There seems to be a huge amount of defective drafting in the instruments that come before the committee. As I have never been involved in the legislative process, I do not know whether that is usual. It might well be the case in every Parliament that, with the volume of legislation, there are always mistakes and drafting errors that the legal adviser picks up. However, I wonder whether the number of errors that we find is usual, because it does not seem acceptable to me. We are doing nobody a favour if we do not point that out.
I am glad that Mr Jackson, as a professional, has raised the matter. As a complete amateur at his second Subordinate Legislation Committee meeting, I am surprised to see instruments that are defectively drafted and ultra vires.

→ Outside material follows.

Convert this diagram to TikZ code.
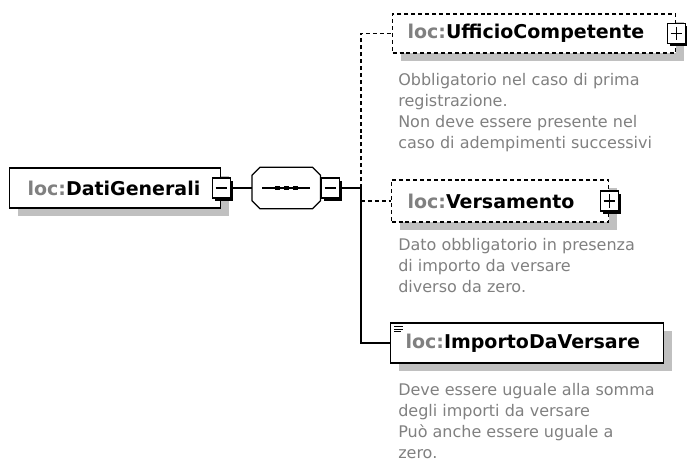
\documentclass[tikz,border=0pt]{standalone}
\usepackage{fontspec}
\setmainfont{DejaVu Sans}
\usepackage{tikz}
\usetikzlibrary{shadows}

\newdimen\pxu
\pxu=0.75pt
\definecolor{shadowgray}{RGB}{192,192,192}
\definecolor{descgray}{RGB}{128,128,128}
\definecolor{labgray}{RGB}{128,128,128}
\newcommand{\labelfont}{\fontsize{14.25}{17}\selectfont\bfseries}
\newcommand{\descfont}{\fontsize{12}{15.75}\selectfont}
\newcommand{\el}[1]{{\color{labgray}loc:}#1}
\newcommand{\octo}[2]{([xshift=8\pxu]#1.north west) -- ([xshift=-8\pxu]#1.north east)
  -- ([yshift=-8\pxu]#1.north east) -- ([yshift=8\pxu]#1.south east)
  -- ([xshift=-8\pxu]#1.south east) -- ([xshift=8\pxu]#1.south west)
  -- ([yshift=8\pxu]#1.south west) -- ([yshift=-8\pxu]#1.north west) -- cycle}

\tikzset{
  elbox/.style={draw, line width=0.9pt, fill=white, rectangle, anchor=west,
    inner ysep=0pt, align=left, font=\labelfont,
    general shadow={fill=shadowgray, shadow xshift=8\pxu, shadow yshift=-8\pxu}},
  optbox/.style={elbox, dash pattern=on 3pt off 2.2pt},
  tog/.style={draw, line width=0.9pt, fill=white, minimum width=18\pxu,
    minimum height=20\pxu, inner sep=0pt,
    general shadow={fill=black, shadow xshift=2.5\pxu, shadow yshift=-2.5\pxu}},
  note/.style={anchor=north west, inner sep=0pt, align=left, text=descgray, font=\descfont},
  wire/.style={line width=0.9pt},
  optwire/.style={wire, dash pattern=on 3pt off 2.2pt}
}

\begin{document}
\begin{tikzpicture}[x=\pxu, y=-\pxu]
\useasboundingbox (0,0) rectangle (687,461);

% root element and sequence
\node[elbox, minimum width=211\pxu, minimum height=40\pxu, inner xsep=18\pxu, text width=175\pxu] (dati) at (9,188) {\el{DatiGenerali}};
\node[tog] (datiT) at (dati.east) {};
\draw[wire] ([xshift=4\pxu]datiT.west) -- ([xshift=-4\pxu]datiT.east);

\node[anchor=west, minimum width=68\pxu, minimum height=41\pxu, inner sep=0pt] (seq) at (252,188) {};
\fill[shadowgray, xshift=8\pxu, yshift=-8\pxu] \octo{seq}{};
\draw[wire, fill=white] \octo{seq}{};
\draw[wire] ([xshift=-24\pxu]seq.center) -- ([xshift=24\pxu]seq.center);
\foreach \dx in {-9,0,9}
  \fill ([xshift=\dx\pxu]seq.center) +(-2.3,-2.3) rectangle +(2.3,2.3);
\node[tog, anchor=west] (seqT) at (seq.east) {};
\draw[wire] ([xshift=4\pxu]seqT.west) -- ([xshift=-4\pxu]seqT.east);

\draw[wire] (datiT.east) -- (seq.west);
\coordinate (hub) at (361,188);
\draw[wire] (seqT.east) -- (hub);

% children
\node[optbox, minimum width=283\pxu, minimum height=39\pxu, inner xsep=15\pxu, text width=253\pxu] (uffC) at (392,33.5) {\el{UfficioCompetente}};
\node[tog] (uffT) at (uffC.east) {};
\draw[wire] ([xshift=4\pxu]uffT.west) -- ([xshift=-4\pxu]uffT.east);
\draw[wire] ([yshift=-4\pxu]uffT.north) -- ([yshift=4\pxu]uffT.south);

\node[optbox, minimum width=217\pxu, minimum height=42\pxu, inner xsep=16\pxu, text width=185\pxu] (vers) at (391,201) {\el{Versamento}};
\node[tog] (versT) at (vers.east) {};
\draw[wire] ([xshift=4\pxu]versT.west) -- ([xshift=-4\pxu]versT.east);
\draw[wire] ([yshift=-4\pxu]versT.north) -- ([yshift=4\pxu]versT.south);

\node[elbox, minimum width=273\pxu, minimum height=40\pxu, inner xsep=15\pxu, text width=243\pxu] (impD) at (390,343) {\el{ImportoDaVersare}};
\foreach \dy/\len in {4/9,6.5/9,9/7}
  \draw[line width=0.6pt] ([xshift=4\pxu,yshift=-\dy\pxu]impD.north west) -- ++(\len,0);

\coordinate (versJ) at (hub |- vers.west);
\draw[optwire] (hub) |- (uffC.west);
\draw[optwire] (versJ) -- (vers.west);
\draw[wire] (hub) |- (impD.west);

% annotations
\node[note] (uffN) at (398,73.5) {Obbligatorio nel caso di prima\\registrazione.\\Non deve essere presente nel\\caso di adempimenti successivi};
\node[note] (versN) at (398,238.5) {Dato obbligatorio in presenza\\di importo da versare\\diverso da zero.};
\node[note] (impN) at (398,383.5) {Deve essere uguale alla somma\\degli importi da versare\\Può anche essere uguale a\\zero.};
\end{tikzpicture}
\end{document}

I do not know—I am not a professional in that sense—perhaps every Parliament has this problem and the number of errors that we pick up is only average. However, I find the matter disturbing.
So do I.
We will have the pleasure later of hearing Mr Mundell's report on the scrutiny of legislation conference that he attended in Sydney. I am sure that he listened out for some handy—and by no means otiose—hints on the matter.
For the avoidance of doubt, I am not being condemnatory.
Neither am I.
There might well be a perfectly good explanation. Perhaps there are teething troubles with all the new people in the Executive. I am not sitting on some high horse and criticising everyone. However, I would like to hear why we are finding so many mistakes.
The committee sees the results of defective drafting. If our suspicions about the number of errors are borne out, perhaps we could make suggestions for improvements. We will not know until we ask, so we will ask. The obvious point is training. As there is a bit of money left in last year's kitty, perhaps some training could be carried out, if that were required.